Entelektüel ile üniversitenin ilişkisi bu noktada açıklanmalıdır. Modern zamanlarda üniversiteler bilginin analiz edildiği, tartışıldığı ve üretildiği mekanlardır. Dolayısıyla “bilgi” temelli tanımlanan entelektüellerin yetiştiği ve neşv-ü nema bulduğu mekanlar üniversitelerdir. Aydın ve entelektüellerin üniversitede mezunu olma, üniversitede çalışma, akademisyen olma gibi niteliklerle mücehhez olma mecburiyetleri yoktur. Yani akademi dışında da birçok aydın ve entelektüel olabilir. Fakat yine de entelektüellerin büyük oranda üniversite ve akademi ile ilintili oldukları bir gerçektir. Bu durum akademi ile entelektüel arasındaki ilişkinin daha yakından ele alınmasını zorunlu kılmaktadır.

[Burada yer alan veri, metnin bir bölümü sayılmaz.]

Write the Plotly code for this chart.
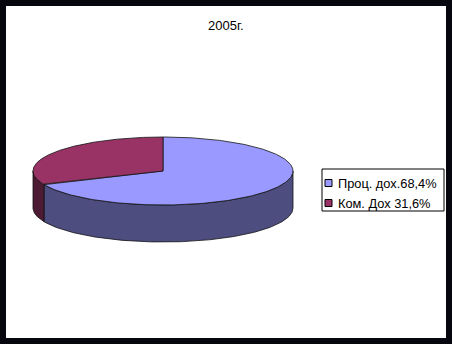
import numpy as np
import plotly.graph_objects as go

# ---- data ----
title_text = "2005г."
labels = ["Проц. дох.68,4%", "Ком. Дох 31,6%"]
values = [68.4, 31.6]
top_colors = ["#9999FF", "#993366"]
side_colors = ["#4D4D80", "#4D1A33"]

# ---- geometry (pixel coordinates of the drawing area) ----
W, H = 452, 344
B = 6  # black frame
cx, cy, rx, ry, depth = 163, 171, 130, 34, 37

def ell(theta_deg, dy=0.0):
    t = np.radians(theta_deg)
    return cx + rx * np.cos(t), cy - ry * np.sin(t) + dy

fig = go.Figure()

total = float(sum(values))
cum = np.concatenate([[0.0], np.cumsum(values)])
starts = 90 - 360 * cum[:-1] / total
ends = 90 - 360 * cum[1:] / total

# sides (front half only: sin(theta) < 0)
for i in range(len(values)):
    lo, hi = min(starts[i], ends[i]), max(starts[i], ends[i])
    for k in range(-2, 3):
        f_lo, f_hi = -180 + 360 * k, 0 + 360 * k
        a, b = max(lo, f_lo), min(hi, f_hi)
        if b - a > 1e-6:
            th = np.linspace(a, b, 120)
            xt, yt = ell(th)
            xb, yb = ell(th[::-1], depth)
            xs = np.concatenate([xt, xb, xt[:1]])
            ys = np.concatenate([yt, yb, yt[:1]])
            fig.add_trace(go.Scatter(x=xs, y=ys, mode="lines", fill="toself",
                                     fillcolor=side_colors[i],
                                     line=dict(color="#111111", width=0.8),
                                     hoverinfo="skip", showlegend=False))

# top sectors
for i in range(len(values)):
    th = np.linspace(starts[i], ends[i], 240)
    xa, ya = ell(th)
    xs = np.concatenate([[cx], xa, [cx]])
    ys = np.concatenate([[cy], ya, [cy]])
    fig.add_trace(go.Scatter(x=xs, y=ys, mode="lines", fill="toself",
                             fillcolor=top_colors[i],
                             line=dict(color="#111111", width=0.8),
                             hoverinfo="skip", showlegend=False))

# ---- manual legend ----
lg_x0, lg_y0, lg_x1 = 322, 169, 444
row_h = 20
first_row = 183
shapes = [dict(type="rect", xref="x", yref="y", x0=lg_x0, y0=lg_y0, x1=lg_x1,
               y1=lg_y0 + 42, line=dict(color="black", width=1),
               fillcolor="white", layer="above")]
annotations = []
for i, lab in enumerate(labels):
    yc = first_row + i * row_h
    shapes.append(dict(type="rect", xref="x", yref="y", x0=325, x1=332,
                       y0=yc - 3.5, y1=yc + 3.5, fillcolor=top_colors[i],
                       line=dict(color="black", width=1), layer="above"))
    annotations.append(dict(x=335.5, y=yc, xref="x", yref="y", text=lab,
                            showarrow=False, xanchor="left", yanchor="middle",
                            font=dict(family="Liberation Sans, Arial", size=12.8,
                                      color="black")))

annotations.append(dict(x=226, y=25, xref="x", yref="y", text=title_text,
                        showarrow=False, xanchor="center", yanchor="middle",
                        font=dict(family="Liberation Sans, Arial", size=13,
                                  color="black")))

fig.update_layout(
    width=W, height=H,
    margin=dict(l=B, r=B, t=B, b=B, pad=0),
    paper_bgcolor="#06060E",
    plot_bgcolor="white",
    xaxis=dict(range=[B, W - B], visible=False, fixedrange=True),
    yaxis=dict(range=[H - B, B], visible=False, fixedrange=True),
    shapes=shapes,
    annotations=annotations,
    showlegend=False,
)

fig.write_html("out.html")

Entelektüel kavramından soyutlanarak elde edilen “entelektüelite” kavramı ise, burada özellikle entelektüelin içinde yaşadığı en yakın toplumsal çevreden dünya sınırlarına kadar insanlığın yaşadığı sorunlara dair en geniş tartışma ve analizler yapmak, özgürce tartışmalara katılmak, sorunların çözümü için hiçbir yerden görevlendirilmeyi beklemeden görüş ve perspektifler sunmak gibi içeriklerle tanımlanabilir. İnsanlık için dertlenen entelektüel, tüm bu tartışma ve üretimleri ile işini profesyonel bir meslek olarak görmez. Daha çok amatör bir ruhla çalışır.
Normal şartlarda “akademisyen” dediğimiz üniversite mensubunun, tanımlanan entelektüellik ve entelektüelite ile örtüşmesi gerekmektedir. Fakat akademya ile entelektüelite bugün birbirinden giderek uzaklaşmış görünmektedir. Böyle bir tezin öne sürülmesinin bizim açımızdan üç gerekçesi bulunmaktadır. Birincisi, akademyada elbette birçok bilimsel çalışma yapılmaktadır. Fakat bunlar belirli dergilerde yayımlanma ve belirli sayıda yayımlanma gibi niceliksel bir boyuta evrilmiştir. Halbuki eser yayımlamaktan maksat, bunların insanlığın sorunlarına bir şekilde değmesi ve onları yüksek sesle tartışıyor olmasıdır. İkincisi, akademya giderek bürokratik bir nitelik kazanmaktadır. Üçüncüsü ise, en yakın toplumsallıktan başlayarak dünyaya dair genişleyen sorunlar, akademyada yeterince tartışılma imkanı bulamamaktadır.